Festivals here are very similar to any type of fair in the United States, but with a Japanese flair. Yukata- light-weight, summer kimono- are worn by both men and women. More junk food is consumed than is probably healthy. Fried soba noodles is the most-loved, followed by chocolate-covered bananas in the dessert category. Children play games to win prizes, my favorite of which is goldfish scooping. Hundreds of little fish swim around a huge bowl while people try to catch them using small rice paper dippers. The challenge is trapping one without ripping the thin rice paper, which tears especially easily when wet.

At Obon festivals, women in kimono do a communal dance to music men play on traditional Japanese instruments, like taiko drums.

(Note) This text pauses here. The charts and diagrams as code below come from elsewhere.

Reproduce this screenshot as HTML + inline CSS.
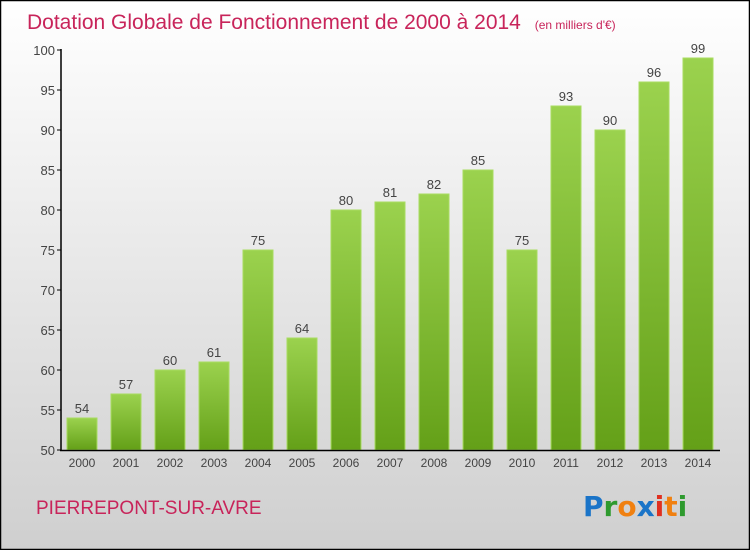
<!DOCTYPE html>
<html><head><meta charset="utf-8"><style>
body{margin:0}
#c{width:750px;height:550px;position:relative;overflow:hidden}
svg{display:block;font-family:"Liberation Sans",sans-serif}
</style></head><body>
<div id="c">
<svg id="s" width="750" height="550" xmlns="http://www.w3.org/2000/svg">
<defs>
<linearGradient id="bg" x1="0" y1="0" x2="0" y2="1"><stop offset="0" stop-color="#ffffff"/><stop offset="1" stop-color="#cfcfcf"/></linearGradient>
<linearGradient id="bar" x1="0" y1="0" x2="0" y2="1"><stop offset="0" stop-color="#9bd24e"/><stop offset="1" stop-color="#64a018"/></linearGradient>
</defs>
<rect x="0.5" y="0.5" width="749" height="549" fill="url(#bg)" stroke="#000" stroke-width="1.5"/>
<text x="27" y="29" font-size="21" fill="#c8245a">Dotation Globale de Fonctionnement de 2000 à 2014 <tspan font-size="12" dx="8">(en milliers d'€)</tspan></text>
<text x="36" y="514" font-size="19" fill="#c8245a">PIERREPONT-SUR-AVRE</text>
<g font-size="28" font-weight="bold" font-family="'DejaVu Sans',sans-serif">
<text x="583" y="516"><tspan fill="#1a74c8">P</tspan><tspan fill="#2e9a2e">r</tspan><tspan fill="#f08010">o</tspan><tspan fill="#1a74c8">x</tspan><tspan fill="#e03020">i</tspan><tspan fill="#f08010">t</tspan><tspan fill="#2e9a2e">i</tspan></text>
</g>
<g id="plot"></g>
</svg>
</div>
<script>
const years=["2000","2001","2002","2003","2004","2005","2006","2007","2008","2009","2010","2011","2012","2013","2014"];
const values=[54,57,60,61,75,64,80,81,82,85,75,93,90,96,99];
const yTicks=[50,55,60,65,70,75,80,85,90,95,100];
const NS="http://www.w3.org/2000/svg";
const g=document.getElementById('plot');
const y=v=>450-(v-50)*8;
const x=i=>82+i*44;
function mk(t,a,txt){const e=document.createElementNS(NS,t);for(const k in a)e.setAttribute(k,a[k]);if(txt!=null)e.textContent=txt;g.appendChild(e);return e;}
yTicks.forEach(t=>{
 const l=mk('line',{x1:57,x2:61,y1:y(t),y2:y(t),stroke:'#000'});
 
 
 const tx=mk('text',{x:55,y:y(t)+5,'text-anchor':'end','font-size':13,fill:'#444'},t);
 
 
});
values.forEach((v,i)=>{
 const r=mk('rect',{x:x(i)-15,y:y(v),width:30,height:450-y(v),fill:'url(#bar)',stroke:'#a8dc60','stroke-width':1});
 
 
 const vl=mk('text',{x:x(i),y:y(v)-5,'text-anchor':'middle','font-size':13,fill:'#444'},v);
 
 
 const xl=mk('text',{x:x(i),y:467,'text-anchor':'middle','font-size':12,fill:'#444'},years[i]);
 
 
});
const ya=mk('line',{x1:61,x2:61,y1:49,y2:451,stroke:'#000','stroke-width':1.5});


const xa=mk('line',{x1:60,x2:720,y1:450.5,y2:450.5,stroke:'#000','stroke-width':1.5});


</script>
</body></html>
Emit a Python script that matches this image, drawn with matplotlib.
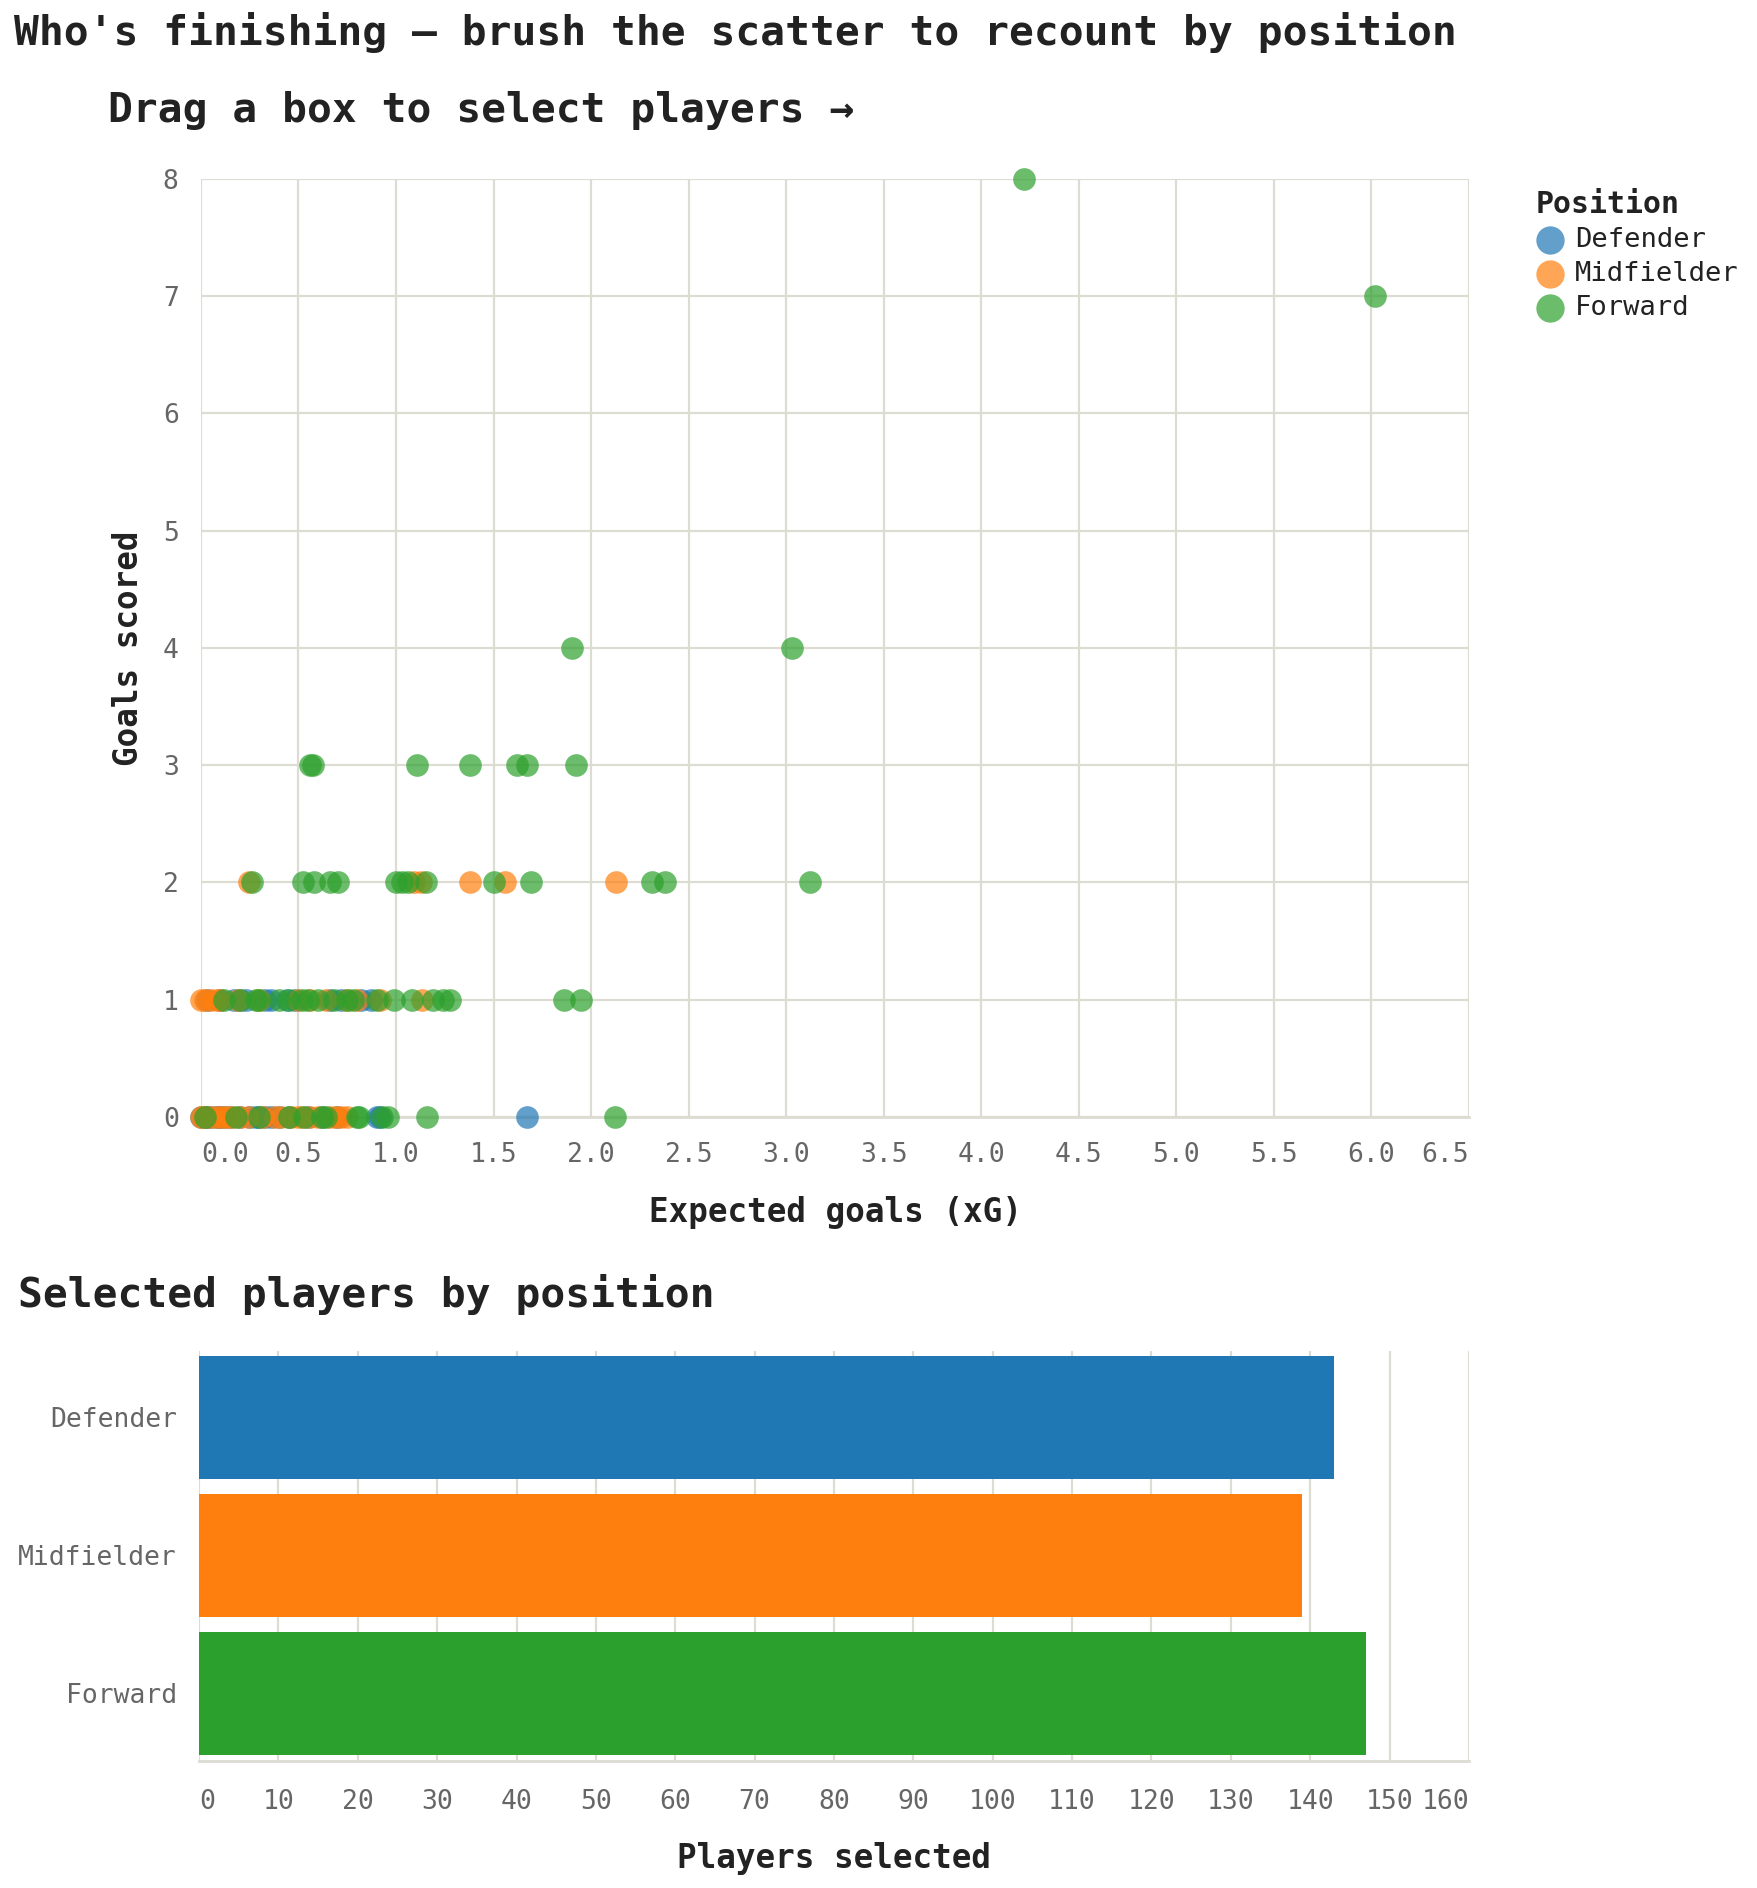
import numpy as np
import matplotlib
matplotlib.use("Agg")
import matplotlib.pyplot as plt

# ---- data ----
positions = ["Defender", "Midfielder", "Forward"]
colors = ["#1f77b4", "#ff7f0e", "#2ca02c"]

def_xg = [0.0, 0.02, 0.03, 0.05, 0.08, 0.10, 0.12, 0.15, 0.20, 0.25, 0.28,
          0.30, 0.33, 0.36, 0.40, 0.45, 0.55, 0.62, 0.70, 0.90, 0.92, 1.67,
          0.03, 0.10, 0.17, 0.20, 0.23, 0.33, 0.36, 0.44, 0.48, 0.66, 0.72,
          0.82, 0.87]
def_goals = [0] * 22 + [1] * 13

mid_xg = [0.0, 0.01, 0.04, 0.07, 0.10, 0.12, 0.14, 0.16, 0.20, 0.24, 0.32,
          0.38, 0.41, 0.46, 0.50, 0.52, 0.56, 0.60, 0.66, 0.69, 0.72, 0.75,
          0.0, 0.02, 0.05, 0.08, 0.10, 0.19, 0.30, 0.50, 0.56, 0.64, 0.75,
          0.80, 0.92, 1.135,
          0.245, 1.09, 1.13, 1.38, 1.56, 2.13]
mid_goals = [0] * 22 + [1] * 14 + [2] * 6

fwd_xg = [0.02, 0.18, 0.30, 0.45, 0.53, 0.62, 0.64, 0.80, 0.81, 0.93, 0.96,
          1.16, 2.12,
          0.12, 0.20, 0.28, 0.30, 0.40, 0.45, 0.52, 0.55, 0.60, 0.68, 0.75,
          0.78, 0.90, 0.99, 1.08, 1.19, 1.24, 1.275, 1.86, 1.95,
          0.264, 0.525, 0.578, 0.66, 0.705, 1.00, 1.03, 1.06, 1.155, 1.50,
          1.69, 2.31, 2.38, 3.12,
          0.557, 0.573, 1.11, 1.38, 1.62, 1.67, 1.92,
          1.90, 3.03,
          6.02,
          4.22]
fwd_goals = [0] * 13 + [1] * 20 + [2] * 14 + [3] * 7 + [4] * 2 + [7] + [8]

selected_counts = [143, 139, 147]

xg_ticks = np.arange(0, 6.51, 0.5)
goal_ticks = list(range(0, 9))
count_ticks = list(range(0, 161, 10))

# ---- style ----
plt.rcParams['font.family'] = ['DejaVu Sans Mono', 'DejaVu Sans']
TEXT = "#222222"
TICK = "#666666"
GRID = "#dddcd3"

fig = plt.figure(figsize=(17.58, 18.88), dpi=100)


def style_axis(ax):
    for side in ["top", "right", "left"]:
        ax.spines[side].set_visible(False)
    ax.spines["bottom"].set_color(GRID)
    ax.spines["bottom"].set_linewidth(2)
    ax.tick_params(length=0, labelsize=19, labelcolor=TICK)
    ax.grid(True, color=GRID, linewidth=1.6)
    ax.set_axisbelow(True)


def flush_ends(labels):
    labels[0].set_horizontalalignment("left")
    labels[-1].set_horizontalalignment("right")


# ---- scatter ----
ax = fig.add_axes([0.1143, 0.4084, 0.7213, 0.4968])
style_axis(ax)
for name, c, xs, ys in zip(positions, colors,
                           [def_xg, mid_xg, fwd_xg],
                           [def_goals, mid_goals, fwd_goals]):
    ax.scatter(xs, ys, s=266, color=c, alpha=0.7, linewidths=0,
               label=name, clip_on=False, zorder=3)
ax.set_xlim(0, 6.5)
ax.set_ylim(0, 8)
ax.set_xticks(xg_ticks)
ax.set_xticklabels([f"{v:.1f}" for v in xg_ticks])
ax.set_yticks(goal_ticks)
ax.tick_params(axis="x", pad=18)
ax.tick_params(axis="y", pad=16)
flush_ends(ax.get_xticklabels())
ax.set_xlabel("Expected goals (xG)", fontsize=23.5, fontweight="bold",
              color=TEXT, labelpad=20)
ax.set_ylabel("Goals scored", fontsize=23.5, fontweight="bold",
              color=TEXT, labelpad=13)

leg = ax.legend(title="Position", loc="upper left",
                bbox_to_anchor=(1522 / 1758, 1 - 176 / 1888),
                bbox_transform=fig.transFigure, frameon=False,
                fontsize=19.5, title_fontproperties={"size": 21.5, "weight": "bold"},
                markerscale=1.25, handletextpad=0.35, labelspacing=0.3,
                borderpad=0, alignment="left", handlelength=1.1)
for t in leg.get_texts():
    t.set_color(TEXT)
leg.get_title().set_color(TEXT)

fig.text(0.008, 0.983, "Who's finishing \u2014 brush the scatter to recount by position",
         fontsize=29.7, fontweight="bold", color=TEXT, va="center", ha="left")
fig.text(0.0614, 0.9417, "Drag a box to select players \u2192",
         fontsize=29.7, fontweight="bold", color=TEXT, va="center", ha="left")

# ---- bar chart ----
bx = fig.add_axes([0.1132, 0.0673, 0.7224, 0.2171])
style_axis(bx)
bx.grid(False, axis="y")
ypos = np.arange(len(positions))
bx.barh(ypos, selected_counts, height=0.89, color=colors, zorder=3)
bx.set_xlim(0, 160)
bx.set_ylim(2.49, -0.48)
bx.set_xticks(count_ticks)
bx.set_yticks(ypos)
bx.set_yticklabels(positions)
bx.tick_params(axis="x", pad=20)
bx.tick_params(axis="y", pad=16)
flush_ends(bx.get_xticklabels())
bx.set_xlabel("Players selected", fontsize=23.5, fontweight="bold",
              color=TEXT, labelpad=20)
fig.text(0.0102, 0.3146, "Selected players by position",
         fontsize=29.7, fontweight="bold", color=TEXT, va="center", ha="left")

fig.savefig("out.png", dpi=100)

Most Obon dances are a series of fluid movements performed in a slowly rotating circle, but the exact choreography is unique to each town. People from the community can join the dance by forming an outer ring around the main dancers in the center.

While Obon and similar holidays deal with death and the soul, they are only quasi-spiritual events. Many people pray at their family gravesite or a nearby shrine, but it’s really more of a Japanese cultural practice than a religious observance. Since I attend church weekly and sometimes do zen meditation, I’ve had Japanese people comment on how spiritual I am. These same people wouldn’t consider themselves religious by any means, even though they offer prayers when they visit shrines and most likely have their own altars set up at home.